His tone is so sharp, I speak slowly to avoid being cut. “To fight the Shadowborn?”

“Adorable.” He rolls his eyes. “The Shadowborn are evil, but don’t think for one second that every Merlin serves the Order wholly out of the goodness of their heart. You called me a crossroads child once, but you don’t fully understand what that means. You can’t.”

He takes another step forward, not enough to push me over but close enough that I can smell lingering spice from the Oath on his skin and feel the warmth rolling off him. A memory of his heated fingers that first night at the Lodge flashes through my mind, and I wonder, just briefly, if the rest of him runs just as hot.

“Merlin children are, for all intents and purposes, fully human at birth. But when we turn seven, the changes begin—the strength, the speed, the senses—and with those changes comes a type of… countdown. Every year after that we gain power and our connection to aether deepens, and every year we lose a bit more of our humanity. We call it ‘succumbing to the blood.’ ” Sel shudders, eyes focusing on me again. “When Merlin created the Legendborn spell for Arthur and his knights, he designed a similar spell for himself. One that would allow all of his descendants to inherit the unique mage abilities he’d honed over time—mesmer, constructs, an affinity for aether.” The tiny tips of his white canines gleam as he speaks. “But Merlin knew his own nature. He knew that demons only care for themselves and chaos, and powerful but uncontrollable part demons would never be compatible servants to the eternal Order he and Arthur envisioned. So, in his spell, Merlin folded in a bit of insurance.”

My chest is suddenly tight. “What kind of insurance?”

Bitterness turns his features sharp in the shadows. “Do you remember when I told you that the hellfox couldn’t dust with a part of you still inside it? That’s because the darkness of the underworld and the light of the living shouldn’t exist in one body. My blood is fighting itself every day. The older I get, the stronger the demon essence becomes, but my commitments to this Order and its members keep me from going over.”

I return his stare, horror and understanding washing over me in a wave. “The Oaths…”

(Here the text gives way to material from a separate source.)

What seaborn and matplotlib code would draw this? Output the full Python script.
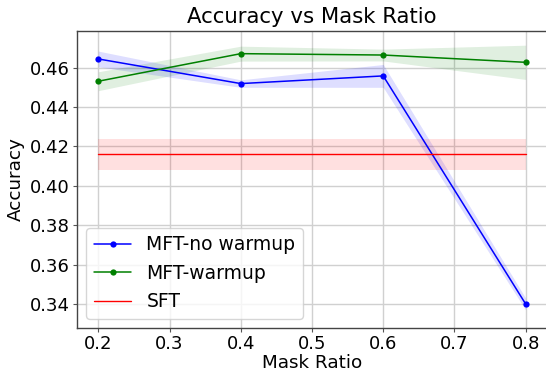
import matplotlib
matplotlib.use("Agg")
import matplotlib.pyplot as plt
import seaborn as sns
import pandas as pd
import numpy as np

mask_ratio = [0.2, 0.4, 0.6, 0.8]
no_warmup = [0.4644, 0.4519, 0.4558, 0.3400]
no_warmup_err = [0.0040, 0.0019, 0.0058, 0.0030]
warmup = [0.4531, 0.4671, 0.4664, 0.4627]
warmup_err = [0.0048, 0.0038, 0.0030, 0.0087]
sft_value = 0.4161
sft_err = 0.0079

sns.set_style("white")
plt.rcParams['font.family'] = ['DejaVu Sans']
plt.rcParams['text.color'] = 'black'
plt.rcParams['axes.labelcolor'] = 'black'
plt.rcParams['xtick.color'] = 'black'
plt.rcParams['ytick.color'] = 'black'

fig = plt.figure(figsize=(5.46, 3.74), dpi=100)
ax = fig.add_axes([77/546, 1-328/374, 470/546, (328-31)/374])

df = pd.DataFrame({
    "Mask Ratio": mask_ratio * 2,
    "Accuracy": no_warmup + warmup,
    "Method": ["MFT-no warmup"] * 4 + ["MFT-warmup"] * 4,
})
sft_df = pd.DataFrame({"Mask Ratio": mask_ratio, "Accuracy": [sft_value] * 4})

nw = df[df["Method"] == "MFT-no warmup"]
w = df[df["Method"] == "MFT-warmup"]

sns.lineplot(data=nw, x="Mask Ratio", y="Accuracy", color="blue", marker="o",
             markersize=4.5, markeredgewidth=0, linewidth=1.1, label="MFT-no warmup", ax=ax)
ax.fill_between(mask_ratio, np.array(no_warmup) - np.array(no_warmup_err),
                np.array(no_warmup) + np.array(no_warmup_err), color="blue", alpha=0.13, linewidth=0)
sns.lineplot(data=w, x="Mask Ratio", y="Accuracy", color="green", marker="o",
             markersize=4.5, markeredgewidth=0, linewidth=1.1, label="MFT-warmup", ax=ax)
ax.fill_between(mask_ratio, np.array(warmup) - np.array(warmup_err),
                np.array(warmup) + np.array(warmup_err), color="green", alpha=0.12, linewidth=0)
sns.lineplot(data=sft_df, x="Mask Ratio", y="Accuracy", color="red", linewidth=1.0,
             label="SFT", ax=ax)
ax.fill_between(mask_ratio, sft_value - sft_err, sft_value + sft_err,
                color="red", alpha=0.12, linewidth=0)

ax.set_xlim(0.17, 0.83)
ax.set_ylim(0.3278, 0.4786)
ax.set_xticks([0.2, 0.3, 0.4, 0.5, 0.6, 0.7, 0.8])
ax.set_yticks([0.34, 0.36, 0.38, 0.40, 0.42, 0.44, 0.46])
ax.set_yticklabels(["0.34", "0.36", "0.38", "0.40", "0.42", "0.44", "0.46"])
ax.grid(True, color="#d0d0d0", linewidth=1.0)
ax.tick_params(axis="both", labelsize=13, length=2.8, width=0.8, pad=2.3, color="#555555",
               labelcolor="black", left=True, bottom=True)
for s in ax.spines.values():
    s.set_color("#444444")
    s.set_linewidth(1.0)

ax.set_title("Accuracy vs Mask Ratio", fontsize=15.3, color="black")
ax.set_xlabel("Mask Ratio", fontsize=13.2, labelpad=1, color="black")
ax.set_ylabel("Accuracy", fontsize=13.2, labelpad=4, color="black")
leg = ax.legend(loc="lower left", fontsize=13.5, frameon=True, borderaxespad=0.5)
for t in leg.get_texts():
    t.set_color("black")

fig.savefig("out.png", dpi=100)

“The Oaths.” His eyes are suddenly bright. Fierce. “They are Merlin’s insurance that his descendants would never abandon his mission. Performing them, fulfilling them, no matter how large or how small the task. It’s the Oaths that bind the two sides of a Merlin together. As long as we are in service, we are in control of our own souls. It’s why they Oath us early, before we’re old enough for our blood to gain a foothold.”

Cecilia’s voice comes back to me, and what she said about the infant in Pearl’s arms. Cast it away before it could grow large enough to do harm.

Sel’s not done yet. His eyes dart back and forth across my face, cataloging my responses to his words. “There. You understand now. You can see how, for any Merlin—even a weak one—raised as a human among humans, the greatest punishment would be to cast us out of the Order’s service. Force us to witness our own regression. To strip a Merlin powerful enough to earn the title of Kingsmage of that same title would mean taking them away from their charge. Cutting them off from the immense connective power of that Oath. It’s a penalty so severe that it’s never been done before.”

The burning heat rolling off him and the poison in his eyes scare me more than his temper ever has.

“But we are two Called Scions away from Camlann. So, after Nicholas told his father what I did to you, Lord Davis threatened to replace me. Take my title, cast me out. Leave me to self-destruction.” He huffs. “Bullies, like I said.”